- _The exercise_
Pictures excluded, return the lines below from the first through the line holding "import * as".

## begin Supplied material

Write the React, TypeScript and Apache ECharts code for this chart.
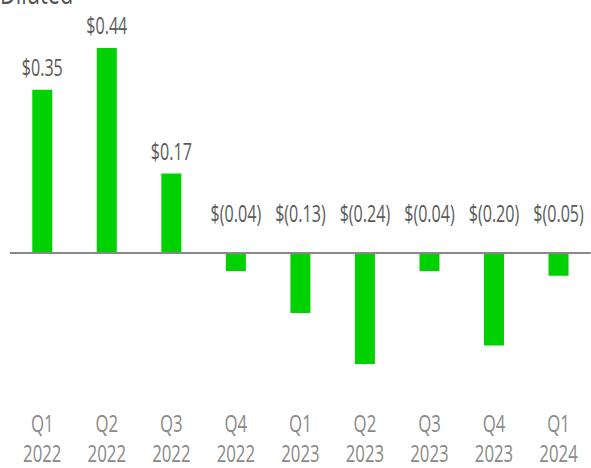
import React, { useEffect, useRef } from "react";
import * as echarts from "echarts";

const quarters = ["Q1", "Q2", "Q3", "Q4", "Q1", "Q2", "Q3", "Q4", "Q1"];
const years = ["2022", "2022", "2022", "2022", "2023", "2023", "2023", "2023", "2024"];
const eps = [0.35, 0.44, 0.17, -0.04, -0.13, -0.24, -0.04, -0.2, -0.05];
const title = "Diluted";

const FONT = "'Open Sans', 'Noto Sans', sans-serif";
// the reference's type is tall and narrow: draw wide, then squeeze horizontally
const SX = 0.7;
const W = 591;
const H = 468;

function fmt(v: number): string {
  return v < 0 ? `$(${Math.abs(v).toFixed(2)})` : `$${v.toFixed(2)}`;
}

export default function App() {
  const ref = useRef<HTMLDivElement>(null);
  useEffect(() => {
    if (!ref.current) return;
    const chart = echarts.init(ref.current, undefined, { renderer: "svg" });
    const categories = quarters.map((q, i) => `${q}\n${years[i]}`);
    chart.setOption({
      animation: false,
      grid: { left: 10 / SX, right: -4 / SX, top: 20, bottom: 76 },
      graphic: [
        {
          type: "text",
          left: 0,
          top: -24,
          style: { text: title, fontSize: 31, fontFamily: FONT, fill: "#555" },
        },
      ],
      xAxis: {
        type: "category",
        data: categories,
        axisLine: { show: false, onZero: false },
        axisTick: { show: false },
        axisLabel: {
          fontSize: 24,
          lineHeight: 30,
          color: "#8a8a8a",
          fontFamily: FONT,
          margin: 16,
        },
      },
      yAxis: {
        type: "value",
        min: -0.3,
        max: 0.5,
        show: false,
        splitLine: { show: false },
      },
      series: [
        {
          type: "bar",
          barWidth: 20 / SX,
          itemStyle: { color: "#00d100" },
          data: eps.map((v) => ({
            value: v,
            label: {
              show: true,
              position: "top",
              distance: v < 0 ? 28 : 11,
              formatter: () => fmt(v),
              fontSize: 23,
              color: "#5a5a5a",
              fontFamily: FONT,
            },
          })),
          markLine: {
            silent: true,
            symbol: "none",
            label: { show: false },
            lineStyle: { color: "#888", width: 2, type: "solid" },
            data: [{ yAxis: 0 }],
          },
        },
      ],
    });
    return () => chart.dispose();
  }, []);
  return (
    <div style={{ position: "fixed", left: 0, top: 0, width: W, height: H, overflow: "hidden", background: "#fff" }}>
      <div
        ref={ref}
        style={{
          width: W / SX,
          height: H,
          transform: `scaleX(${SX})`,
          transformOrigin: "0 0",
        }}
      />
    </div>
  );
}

## end Supplied material

- _Written solution_
Write the React, TypeScript and Apache ECharts code for this chart.
import React, { useEffect, useRef } from "react";
import * as echarts from "echarts";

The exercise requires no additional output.